The Republican primary has been one of the most expensive in recent history, with both sides spending freely on attack ads. (“Ken Paxton has the ethics of a strip club owner”; “John Cornyn wants to take our guns.”) The runoff has prolonged the conflict, with one pundit calling it a “bloodbath” and a “civil war.” Meanwhile, the Democrats have settled on an appealing candidate, the fresh-faced state legislator and seminary student James Talarico. All of this made the Golden Girls nervous. “I probably shouldn’t say this, but I am terrified of James Talarico,” Mona said.
Onstage, a man introduced Herrera, calling him Mr. YouTuber—he gained fame as a firearms influencer before turning to politics—and Herrera, in turn, introduced Paxton. “It’s a little embarrassing when we have some of the least conservative so-called conservatives in the entire country,” Herrera said. “It is my pleasure here to present the man who is going to finish this RINO-hunting venture, and get John Cornyn out of the Senate, and actually represent Texas the way it deserves.”
The Republican race has played out as a face-off between the power structures of conservative Texas politics. “Paxton has his ear to the ground with the activist base. He’s more in tune and connected with the right-wing-podcast influencer types,” Brendan Steinhauser, a Republican political consultant based in Austin and Washington, D.C., said. “Cornyn is much more comfortable with, and supported by, the donor class, the Republican women’s groups. Those are his people.” (Steinhauser ran Cornyn’s 2014 campaign, and has also worked for Angela Paxton.)
Cornyn is tall, long-faced, and dignified, with the mien of an aging cowboy. (He is seventy-four.) He has characterized the race in ethical terms. “Mr. Paxton has a checkered background. He is a con man and a fraud, and I think the people of Texas know that,” he has said. “I am not going to turn over the Senate seat that was once held by Sam Houston to someone like him.” He has referred to Paxton’s campaign as “a con man’s vanity project.”
The Center for Effective Lawmaking, a nonpartisan research group, has consistently rated Cornyn as among the Senate’s “most effective” members: his bills often address high-impact issues, and they become law at a notably higher rate than many of his colleagues’. But Cornyn’s willingness to work with Democrats to get legislation passed is increasingly seen as a liability within his party. It didn’t help that, in the wake of the school shooting in Uvalde, Texas, Cornyn signalled openness to a mild form of gun control, or that he didn’t vote to overturn the 2020 election. “Cornyn’s supporters among the professional political class have had a hard time really taking to heart that, whatever they might think about it, Paxton resonates more with the Republican base right now,” James Henson, the director of the nonpartisan Texas Politics Project, at the University of Texas at Austin, said.
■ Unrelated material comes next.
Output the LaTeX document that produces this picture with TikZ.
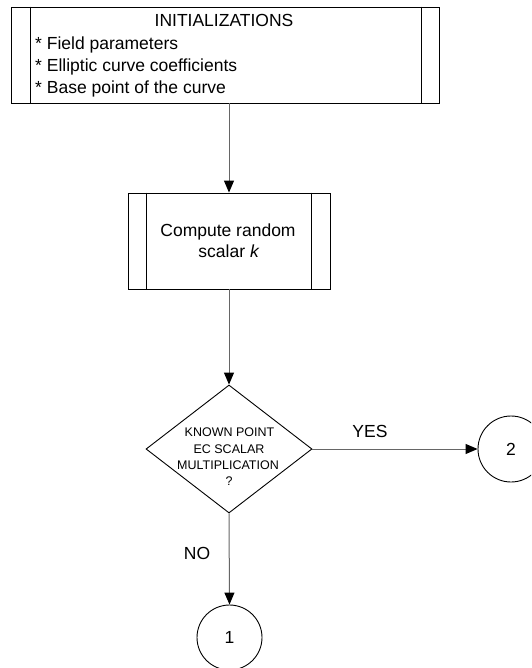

Paxton’s declaration of war against a capable, if not beloved, senator might have felt like a canny move in the first months of 2025, when Trump’s election seemed to portend a sustained MAGA moment. But now that support for the President is flagging, even in Texas, it’s looking more like Paxton has pushed a sure Republican win into uncertain territory. A few months after he announced his candidacy, the Cook Political Report moved the Senate race from “Solid Republican” to “Likely Republican.” If Paxton wins the nomination, Cook noted, that designation will shift again, to “Lean Republican.”
Paxton’s disruption of the established order, in a state where things had been working out quite well for Republicans, reportedly angered some of his long-term backers, including the West Texas oil tycoon Tim Dunn. Dunn, a longtime Paxton donor who has been credited with helping to shape (and fund) the state’s hard-right turn, has apparently been sitting this race out, according to Texas Monthly. Cornyn has raised much more money than Paxton, and has racked up many more prominent endorsements, including from the former governor Rick Perry. (The state’s current leading Republicans, including Governor Greg Abbott, Senator Ted Cruz, and Lieutenant Governor Dan Patrick, have not endorsed either man.) Paxton has attempted to frame the financial disparity as evidence of his grassroots bona fides. “He spent a hundred million dollars, and I spent five-point-eight,” he claimed, after the primary. (In the first quarter of 2026, Talarico significantly out-raised both Cornyn and Paxton.)